> [What is asked]: Skip every image and restate the data word for word.

> [Provided data]:
◇ ◇ ◇ ◇ ◇ ◇ ◇

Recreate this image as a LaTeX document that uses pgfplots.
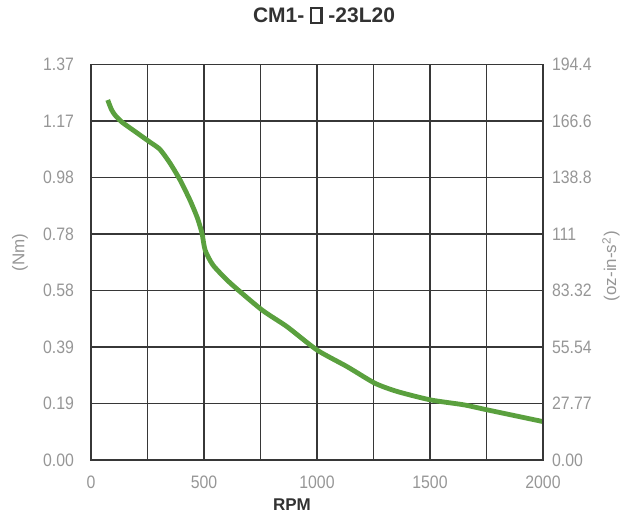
\documentclass[border=0pt]{standalone}
\usepackage{fontspec}
\setmainfont{Liberation Sans}
\newfontfamily\tickfont[FakeStretch=0.88]{Liberation Sans}
\usepackage{pgfplots}
\pgfplotsset{compat=1.18}
\definecolor{curvegreen}{RGB}{90,160,62}
\definecolor{gridc}{RGB}{55,55,55}
\definecolor{tickc}{RGB}{150,150,150}
\definecolor{titlec}{RGB}{50,50,50}
\newcommand{\squarebox}{{\setlength\fboxsep{0pt}\setlength\fboxrule{1.1pt}\raisebox{0.02em}{\fbox{\rule{0pt}{0.62em}\hspace{0.38em}}}}}
\begin{document}
\begin{tikzpicture}
\useasboundingbox (-45.5pt,-31.5pt) rectangle (266pt,230pt);
\pgfplotsset{
  base/.style={
    at={(0pt,0pt)}, anchor=south west,
    scale only axis, width=226pt, height=197.75pt,
    xmin=0, xmax=2000,
    major tick length=0pt,
    axis line style={draw=gridc, line width=0.9pt},
    tick label style={font=\tickfont\fontsize{9}{10}\selectfont, text=tickc},
    /pgf/number format/assume math mode=true,
  }
}
\begin{axis}[base,
  ymin=0, ymax=1.37,
  xtick={0,250,...,2000},
  xticklabels={0,,500,,1000,,1500,,2000},
  ytick={0,0.195714,0.391429,0.587143,0.782857,0.978571,1.174286,1.37},
  yticklabels={0.00,0.19,0.39,0.58,0.78,0.98,1.17,1.37},
  grid=major,
  major grid style={draw=gridc, line width=0.6pt},
  xticklabel style={yshift=-4.5pt},
  yticklabel style={xshift=-5pt},
  title={CM1- \squarebox\ -23L20},
  title style={at={(axis description cs:0.5,1)}, anchor=center, yshift=18.5pt, xshift=3.5pt,
    font=\bfseries\fontsize{10.5}{12}\selectfont, text=titlec},
  xlabel={RPM},
  xlabel style={at={(axis description cs:0.5,0)}, anchor=center, yshift=-22.5pt, xshift=-12.5pt,
    font=\bfseries\fontsize{8.5}{10}\selectfont, text=titlec},
  ylabel={(Nm)},
  ylabel style={at={(axis description cs:0,0.5)}, anchor=center, xshift=5pt, yshift=35.5pt,
    font=\fontsize{8.5}{10}\selectfont, text=tickc},
]
\addplot[curvegreen, line width=2.4pt, smooth, tension=0.4] coordinates {
 (74,1.247) (90,1.215) (105,1.196) (136,1.171) (200,1.135) (261,1.101) (305,1.076)
 (349,1.029) (394,0.970) (438,0.900) (470,0.840) (491,0.786) (505,0.727)
 (540,0.675) (616,0.613) (756,0.520) (867,0.462) (1000,0.381) (1134,0.323)
 (1256,0.266) (1356,0.237) (1503,0.208) (1650,0.191) (1757,0.173) (2000,0.133)
};
\end{axis}
\begin{axis}[base,
  ymin=0, ymax=194.4,
  axis x line=none,
  axis y line*=right,
  ytick={0,27.7714,55.5429,83.3143,111.0857,138.8571,166.6286,194.4},
  yticklabels={0.00,27.77,55.54,83.32,111,138.8,166.6,194.4},
  yticklabel style={xshift=1pt},
  ylabel={(oz-in-s\textsuperscript{2})},
  ylabel style={at={(axis description cs:1,0.5)}, anchor=center, xshift=-2pt, yshift=-34pt,
    font=\fontsize{8.5}{10}\selectfont, text=tickc},
]
\end{axis}
\end{tikzpicture}
\end{document}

◇ ◇ ◇ ◇ ◇ ◇ ◇

> [Solution to the exercise]:
Recreate this image as a LaTeX document that uses pgfplots.
\documentclass[border=0pt]{standalone}
\usepackage{fontspec}
\setmainfont{Liberation Sans}
\newfontfamily\tickfont[FakeStretch=0.88]{Liberation Sans}
\usepackage{pgfplots}
\pgfplotsset{compat=1.18}
\definecolor{curvegreen}{RGB}{90,160,62}
\definecolor{gridc}{RGB}{55,55,55}
\definecolor{tickc}{RGB}{150,150,150}
\definecolor{titlec}{RGB}{50,50,50}
\newcommand{\squarebox}{{\setlength\fboxsep{0pt}\setlength\fboxrule{1.1pt}\raisebox{0.02em}{\fbox{\rule{0pt}{0.62em}\hspace{0.38em}}}}}
\begin{document}
\begin{tikzpicture}
\useasboundingbox (-45.5pt,-31.5pt) rectangle (266pt,230pt);
\pgfplotsset{
  base/.style={
    at={(0pt,0pt)}, anchor=south west,
    scale only axis, width=226pt, height=197.75pt,
    xmin=0, xmax=2000,
    major tick length=0pt,
    axis line style={draw=gridc, line width=0.9pt},
    tick label style={font=\tickfont\fontsize{9}{10}\selectfont, text=tickc},
    /pgf/number format/assume math mode=true,
  }
}
\begin{axis}[base,
  ymin=0, ymax=1.37,
  xtick={0,250,...,2000},
  xticklabels={0,,500,,1000,,1500,,2000},
  ytick={0,0.195714,0.391429,0.587143,0.782857,0.978571,1.174286,1.37},
  yticklabels={0.00,0.19,0.39,0.58,0.78,0.98,1.17,1.37},
  grid=major,
  major grid style={draw=gridc, line width=0.6pt},
  xticklabel style={yshift=-4.5pt},
  yticklabel style={xshift=-5pt},
  title={CM1- \squarebox\ -23L20},
  title style={at={(axis description cs:0.5,1)}, anchor=center, yshift=18.5pt, xshift=3.5pt,
    font=\bfseries\fontsize{10.5}{12}\selectfont, text=titlec},
  xlabel={RPM},
  xlabel style={at={(axis description cs:0.5,0)}, anchor=center, yshift=-22.5pt, xshift=-12.5pt,
    font=\bfseries\fontsize{8.5}{10}\selectfont, text=titlec},
  ylabel={(Nm)},
  ylabel style={at={(axis description cs:0,0.5)}, anchor=center, xshift=5pt, yshift=35.5pt,
    font=\fontsize{8.5}{10}\selectfont, text=tickc},
]
\addplot[curvegreen, line width=2.4pt, smooth, tension=0.4] coordinates {
 (74,1.247) (90,1.215) (105,1.196) (136,1.171) (200,1.135) (261,1.101) (305,1.076)
 (349,1.029) (394,0.970) (438,0.900) (470,0.840) (491,0.786) (505,0.727)
 (540,0.675) (616,0.613) (756,0.520) (867,0.462) (1000,0.381) (1134,0.323)
 (1256,0.266) (1356,0.237) (1503,0.208) (1650,0.191) (1757,0.173) (2000,0.133)
};
\end{axis}
\begin{axis}[base,
  ymin=0, ymax=194.4,
  axis x line=none,
  axis y line*=right,
  ytick={0,27.7714,55.5429,83.3143,111.0857,138.8571,166.6286,194.4},
  yticklabels={0.00,27.77,55.54,83.32,111,138.8,166.6,194.4},
  yticklabel style={xshift=1pt},
  ylabel={(oz-in-s\textsuperscript{2})},
  ylabel style={at={(axis description cs:1,0.5)}, anchor=center, xshift=-2pt, yshift=-34pt,
    font=\fontsize{8.5}{10}\selectfont, text=tickc},
]
\end{axis}
\end{tikzpicture}
\end{document}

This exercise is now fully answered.